When it is complete in 2009, the new 92-story Trump Tower in Chicago will be comprised of almost 180,000 cubic yards of concrete, making it the tallest concrete-reinforced building in the world.
More than $130 million of the building's $600 million construction budget is earmarked for concrete. While most tall buildings of this nature are steel-reinforced, as are the Sears Tower and the Hancock Building in Chicago, the Trump Tower will be a concrete structure, mainly because of limitations of the site along the river. Site limitations also required that the building be reinforced on a hugely stable and massive concrete mat, according to Dale Hendrix, senior vice president of McHugh Construction Company.
Last fall, McHugh crews built the mat, hauling 5,000 cubic yards of concrete to the site and dumping it into the mat hole.

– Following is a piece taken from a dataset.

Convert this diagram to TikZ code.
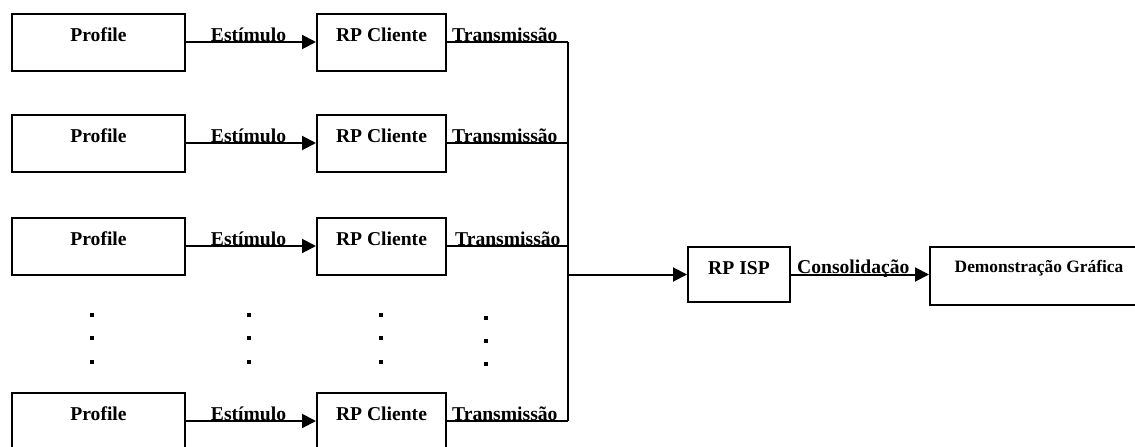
\documentclass[tikz,border=0pt]{standalone}
\usepackage{fontspec}
\setmainfont{Liberation Serif}
\usetikzlibrary{arrows.meta}
\begin{document}
\begin{tikzpicture}[x=1pt,y=-1pt,
  lw/.style={line width=2pt},
  boxtxt/.style={font=\fontsize{19.6}{20}\selectfont\bfseries},
  pbox/.style={draw,lw,boxtxt,inner sep=0pt,minimum width=173pt,text height=28pt,text depth=29pt},
  cbox/.style={draw,lw,boxtxt,inner sep=0pt,minimum width=129pt,text height=28pt,text depth=29pt},
  ibox/.style={draw,lw,boxtxt,inner sep=0pt,minimum width=102pt,text height=27pt,text depth=28pt},
  dbox/.style={draw,lw,font=\fontsize{17.4}{18}\selectfont\bfseries,inner sep=0pt,minimum width=218pt,text height=25pt,text depth=33pt},
  lbl/.style={boxtxt,inner sep=0pt,anchor=base},
  lblw/.style={boxtxt,inner sep=0pt,anchor=base west},
  arr/.style={lw,-{Triangle[length=14pt,width=14pt]}},
  dotsq/.style={fill=black}
]
\clip (0,0) rectangle (1135,447);
\fill[white] (0,0) rectangle (1135,447);
% rows
\foreach \r/\y/\tx in {1/42/452, 2/143/452, 3/246/455, 4/421/452}{
  \node[pbox] (p\r) at (98.5,\y) {Profile};
  \node[cbox] (c\r) at (381.5,\y) {RP Cliente};
  \draw[arr] (p\r) -- (c\r);
  \node[lbl] (e\r) at (248.5,\y-1) {Estímulo};
  \node[lblw] (t\r) at (\tx,\y-1) {Transmissão};
  \coordinate (b\r) at (568,\y);
  \draw[lw] (c\r.east) -- (b\r);
}
\draw[lw] (b1) -- (b4);
\node[ibox] (isp) at (739,274.5) {RP ISP};
\node[dbox] (demo) at (1039,276) {Demonstração Gráfica};
\coordinate (bm) at (568,274.5);
\draw[arr] (bm) -- (isp.west);
\draw[arr] (isp.east) -- (isp.east -| demo.west);
\node[lblw] (cons) at (797,273.5) {Consolidação};
% dots
\foreach \x in {92,249,381}{
  \foreach \yy in {315,338,362}{
    \fill[dotsq] (\x-1.6,\yy-1.6) rectangle (\x+1.6,\yy+1.6);
  }
}
\foreach \yy in {318,341,364}{
  \fill[dotsq] (486-1.6,\yy-1.6) rectangle (486+1.6,\yy+1.6);
}
\end{tikzpicture}
\end{document}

Measuring 200 feet long, 66 feet wide and 10 feet deep, the mat anchors the building from below ground.
Orchestrating what Hendrix and his colleagues in the construction industry are calling “The Big Pour,” was a monumental task, with 30 trucks working around-the-clock for almost 24 hours pouring concrete into the mat hole.
Prairie Material Sales provided the concrete and the trucks, making 600 trips between the construction site and the concrete distribution site. Chemists were on hand during the continuous pour to assure the special formula of concrete was to exact standards. Designed specifically for the job, the concrete needed to be able to support the building's 360,000 ton weight. The strength of conventional concrete is 7,000 pounds per square inch while the solution used for the Trump Tower mat is designed to a strength of 10,000 pounds per square inch.
By mid December, with the mat complete and the building's basement and mechanical facilities in place, preparations were being made to start bringing the structure “out of the hole,” Hendrix says.
To take the structure skyward, McHugh leased two Liebherr tower cranes, a 420 ECH with the final height under hook at 1,290 feet. The first tower went up in late November while the second one, a Liebherr 420 ECK, went up in mid December. The second tower crane will have a final height under hook of 1,236 feet. Both were leased from Morrow Equipment.
“We chose the Liebherrs' because they were the only ones we could get high enough for this building,” Hendrix says.
Jim Huels, district service manager for Morrow Equipment, which leased the tower cranes to McHugh, says the cranes will be up for a couple of years. “After the structure is taller than the cranes, the cranes will leave their foundation and climb through the building,” says Huels.
Once the building is toped out the first tower crane will dismantle and take down the second tower crane, and then a derrick crane will be brought in to take down the final tower. But that's a long time away, says Hendrix.
The focus over the next few years will be to frame the concrete structure, floor by floor. Once again, several new processes and specially designed equipment will be required to build the building, including custom-designed concrete pumps to reach the upper floors.
The two hydraulic climbing towers will provide most of the lifting needed on the site, although Hendrix says he will lease a variety of cranes from crane houses throughout Chicago to meet specialized lifting needs. To this point, two to three mobile cranes have been at the site daily since work started on the building.